== Exercise materials
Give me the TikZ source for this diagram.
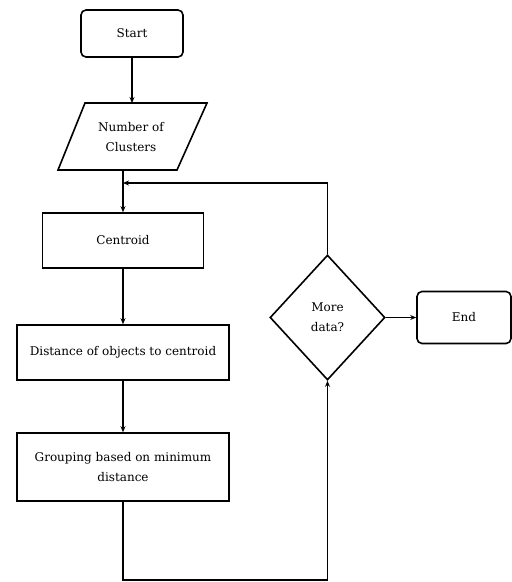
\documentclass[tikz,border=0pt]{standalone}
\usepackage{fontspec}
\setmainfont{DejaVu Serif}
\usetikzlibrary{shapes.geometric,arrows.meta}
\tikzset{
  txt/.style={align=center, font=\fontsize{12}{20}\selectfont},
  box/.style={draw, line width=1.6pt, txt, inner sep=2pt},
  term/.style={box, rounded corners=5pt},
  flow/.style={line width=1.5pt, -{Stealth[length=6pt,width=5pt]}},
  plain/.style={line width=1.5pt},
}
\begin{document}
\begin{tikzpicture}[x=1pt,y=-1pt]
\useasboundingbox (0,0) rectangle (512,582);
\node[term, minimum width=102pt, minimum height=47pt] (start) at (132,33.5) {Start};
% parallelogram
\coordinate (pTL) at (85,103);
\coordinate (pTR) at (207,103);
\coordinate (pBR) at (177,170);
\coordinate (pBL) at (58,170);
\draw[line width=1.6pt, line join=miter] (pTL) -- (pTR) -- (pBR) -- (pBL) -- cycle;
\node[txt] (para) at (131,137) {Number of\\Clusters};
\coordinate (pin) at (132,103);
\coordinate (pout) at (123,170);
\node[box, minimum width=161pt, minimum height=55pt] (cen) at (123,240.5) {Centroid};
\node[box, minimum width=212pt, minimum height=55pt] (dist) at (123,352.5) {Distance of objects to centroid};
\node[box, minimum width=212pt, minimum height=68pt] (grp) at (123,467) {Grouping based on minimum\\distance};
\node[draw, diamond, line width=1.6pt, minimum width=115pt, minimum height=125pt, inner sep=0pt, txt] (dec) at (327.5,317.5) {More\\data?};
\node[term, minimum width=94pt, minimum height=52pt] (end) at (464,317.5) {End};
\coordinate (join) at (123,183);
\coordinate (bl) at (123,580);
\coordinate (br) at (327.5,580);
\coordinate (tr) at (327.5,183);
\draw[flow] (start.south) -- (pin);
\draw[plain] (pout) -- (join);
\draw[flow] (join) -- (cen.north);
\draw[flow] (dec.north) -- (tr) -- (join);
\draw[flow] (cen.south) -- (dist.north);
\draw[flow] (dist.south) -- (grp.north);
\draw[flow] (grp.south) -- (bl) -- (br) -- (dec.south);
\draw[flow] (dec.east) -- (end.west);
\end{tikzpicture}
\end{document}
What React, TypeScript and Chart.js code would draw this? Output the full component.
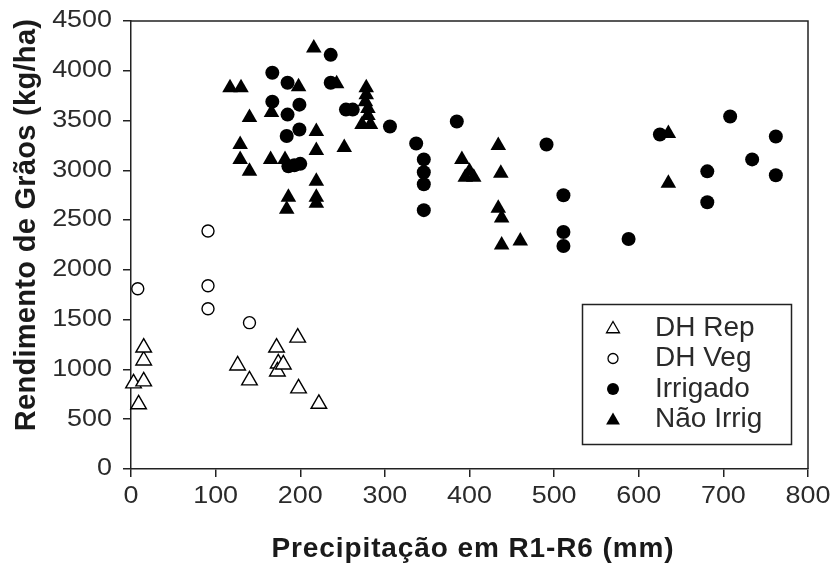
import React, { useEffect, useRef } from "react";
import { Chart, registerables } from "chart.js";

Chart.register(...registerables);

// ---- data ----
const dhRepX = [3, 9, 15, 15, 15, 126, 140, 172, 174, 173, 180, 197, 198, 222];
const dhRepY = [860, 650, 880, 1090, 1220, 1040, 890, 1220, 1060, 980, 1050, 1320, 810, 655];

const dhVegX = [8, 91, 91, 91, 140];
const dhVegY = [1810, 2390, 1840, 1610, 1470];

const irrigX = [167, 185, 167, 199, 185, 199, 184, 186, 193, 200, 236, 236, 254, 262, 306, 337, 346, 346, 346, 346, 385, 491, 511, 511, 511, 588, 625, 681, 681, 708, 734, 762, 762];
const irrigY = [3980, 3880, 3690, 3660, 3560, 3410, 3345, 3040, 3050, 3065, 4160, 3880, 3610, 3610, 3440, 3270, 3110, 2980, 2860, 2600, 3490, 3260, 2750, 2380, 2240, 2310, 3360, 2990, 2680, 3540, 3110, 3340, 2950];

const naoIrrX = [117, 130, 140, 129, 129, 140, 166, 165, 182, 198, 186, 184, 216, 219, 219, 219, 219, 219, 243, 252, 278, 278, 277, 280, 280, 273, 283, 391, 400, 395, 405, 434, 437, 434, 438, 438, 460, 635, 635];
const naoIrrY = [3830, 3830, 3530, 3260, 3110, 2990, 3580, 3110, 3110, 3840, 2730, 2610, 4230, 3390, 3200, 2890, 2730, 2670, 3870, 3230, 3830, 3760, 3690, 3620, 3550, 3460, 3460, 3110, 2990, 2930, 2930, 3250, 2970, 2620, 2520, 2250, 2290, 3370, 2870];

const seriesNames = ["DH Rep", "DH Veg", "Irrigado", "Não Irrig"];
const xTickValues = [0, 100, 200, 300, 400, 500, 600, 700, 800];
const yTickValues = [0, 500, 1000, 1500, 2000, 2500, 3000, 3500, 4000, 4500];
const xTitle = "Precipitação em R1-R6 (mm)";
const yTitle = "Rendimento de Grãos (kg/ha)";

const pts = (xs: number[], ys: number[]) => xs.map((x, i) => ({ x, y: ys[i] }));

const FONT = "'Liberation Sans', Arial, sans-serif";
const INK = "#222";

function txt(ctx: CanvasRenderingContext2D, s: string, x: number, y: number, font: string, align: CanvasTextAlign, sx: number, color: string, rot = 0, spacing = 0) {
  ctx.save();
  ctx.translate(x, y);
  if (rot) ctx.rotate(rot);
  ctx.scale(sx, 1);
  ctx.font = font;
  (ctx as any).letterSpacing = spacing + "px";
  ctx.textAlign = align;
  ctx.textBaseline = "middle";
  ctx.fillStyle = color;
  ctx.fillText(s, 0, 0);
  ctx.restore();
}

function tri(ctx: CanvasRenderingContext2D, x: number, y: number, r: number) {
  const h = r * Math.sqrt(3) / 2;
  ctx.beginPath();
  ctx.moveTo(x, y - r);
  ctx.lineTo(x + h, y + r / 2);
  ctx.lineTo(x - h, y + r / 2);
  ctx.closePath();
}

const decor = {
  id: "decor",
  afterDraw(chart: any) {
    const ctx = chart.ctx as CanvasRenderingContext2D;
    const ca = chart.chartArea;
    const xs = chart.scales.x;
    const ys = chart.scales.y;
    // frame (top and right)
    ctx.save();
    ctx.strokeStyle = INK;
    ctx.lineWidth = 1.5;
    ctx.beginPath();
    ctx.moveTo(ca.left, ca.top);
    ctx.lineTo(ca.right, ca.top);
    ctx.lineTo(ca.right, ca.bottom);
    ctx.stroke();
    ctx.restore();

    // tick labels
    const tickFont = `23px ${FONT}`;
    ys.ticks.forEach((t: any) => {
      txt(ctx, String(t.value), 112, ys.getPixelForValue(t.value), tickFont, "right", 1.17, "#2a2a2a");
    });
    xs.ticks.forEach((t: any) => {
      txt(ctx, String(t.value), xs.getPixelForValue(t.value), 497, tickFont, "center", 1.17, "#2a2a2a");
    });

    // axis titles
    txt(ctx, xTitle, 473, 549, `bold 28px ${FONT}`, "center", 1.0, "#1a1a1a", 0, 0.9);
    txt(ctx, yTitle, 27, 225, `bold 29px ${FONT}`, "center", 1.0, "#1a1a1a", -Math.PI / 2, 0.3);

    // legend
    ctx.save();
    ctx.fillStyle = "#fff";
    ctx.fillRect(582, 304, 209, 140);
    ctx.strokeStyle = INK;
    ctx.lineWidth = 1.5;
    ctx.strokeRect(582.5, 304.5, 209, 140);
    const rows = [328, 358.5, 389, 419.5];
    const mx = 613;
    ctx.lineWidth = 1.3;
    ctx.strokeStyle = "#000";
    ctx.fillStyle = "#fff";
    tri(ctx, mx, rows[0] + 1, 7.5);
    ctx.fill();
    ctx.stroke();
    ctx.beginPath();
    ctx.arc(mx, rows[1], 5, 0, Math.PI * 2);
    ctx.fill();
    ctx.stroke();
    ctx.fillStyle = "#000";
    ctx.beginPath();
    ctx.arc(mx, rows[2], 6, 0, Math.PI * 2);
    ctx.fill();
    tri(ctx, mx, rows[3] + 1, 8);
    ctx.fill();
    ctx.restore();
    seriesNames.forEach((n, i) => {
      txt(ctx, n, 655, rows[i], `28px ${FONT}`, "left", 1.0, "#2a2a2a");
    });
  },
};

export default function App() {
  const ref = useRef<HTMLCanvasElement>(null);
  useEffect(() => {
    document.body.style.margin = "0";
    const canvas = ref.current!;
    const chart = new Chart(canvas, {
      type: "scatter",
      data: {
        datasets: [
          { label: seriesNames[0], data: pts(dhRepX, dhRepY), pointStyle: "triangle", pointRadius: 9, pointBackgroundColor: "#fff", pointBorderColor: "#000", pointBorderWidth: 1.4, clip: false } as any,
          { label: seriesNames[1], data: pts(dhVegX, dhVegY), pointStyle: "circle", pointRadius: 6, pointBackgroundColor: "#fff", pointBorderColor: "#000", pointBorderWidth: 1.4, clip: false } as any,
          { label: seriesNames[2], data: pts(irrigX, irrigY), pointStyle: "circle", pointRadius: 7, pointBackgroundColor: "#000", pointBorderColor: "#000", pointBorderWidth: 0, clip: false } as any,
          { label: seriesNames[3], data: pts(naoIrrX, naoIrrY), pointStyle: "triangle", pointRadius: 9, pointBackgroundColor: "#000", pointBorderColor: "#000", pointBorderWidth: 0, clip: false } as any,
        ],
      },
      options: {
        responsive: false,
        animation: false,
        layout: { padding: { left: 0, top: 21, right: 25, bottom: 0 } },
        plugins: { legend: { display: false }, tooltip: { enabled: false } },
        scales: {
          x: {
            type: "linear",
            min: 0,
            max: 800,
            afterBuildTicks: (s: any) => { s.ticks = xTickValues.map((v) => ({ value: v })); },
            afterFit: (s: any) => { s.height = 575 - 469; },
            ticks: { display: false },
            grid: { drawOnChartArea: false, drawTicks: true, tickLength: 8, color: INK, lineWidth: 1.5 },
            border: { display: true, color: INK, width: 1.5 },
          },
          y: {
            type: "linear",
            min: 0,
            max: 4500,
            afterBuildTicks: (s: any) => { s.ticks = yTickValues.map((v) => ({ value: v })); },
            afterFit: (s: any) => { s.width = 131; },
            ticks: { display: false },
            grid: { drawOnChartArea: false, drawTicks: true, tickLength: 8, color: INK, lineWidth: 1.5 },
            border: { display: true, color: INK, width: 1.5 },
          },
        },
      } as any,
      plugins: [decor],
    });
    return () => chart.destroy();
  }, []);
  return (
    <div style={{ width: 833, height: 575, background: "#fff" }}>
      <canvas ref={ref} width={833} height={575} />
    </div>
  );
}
====
• _Task instructions_:
Gather all lines from the records above in which "React" appears.

• _Expected answer_:
What React, TypeScript and Chart.js code would draw this? Output the full component.
import React, { useEffect, useRef } from "react";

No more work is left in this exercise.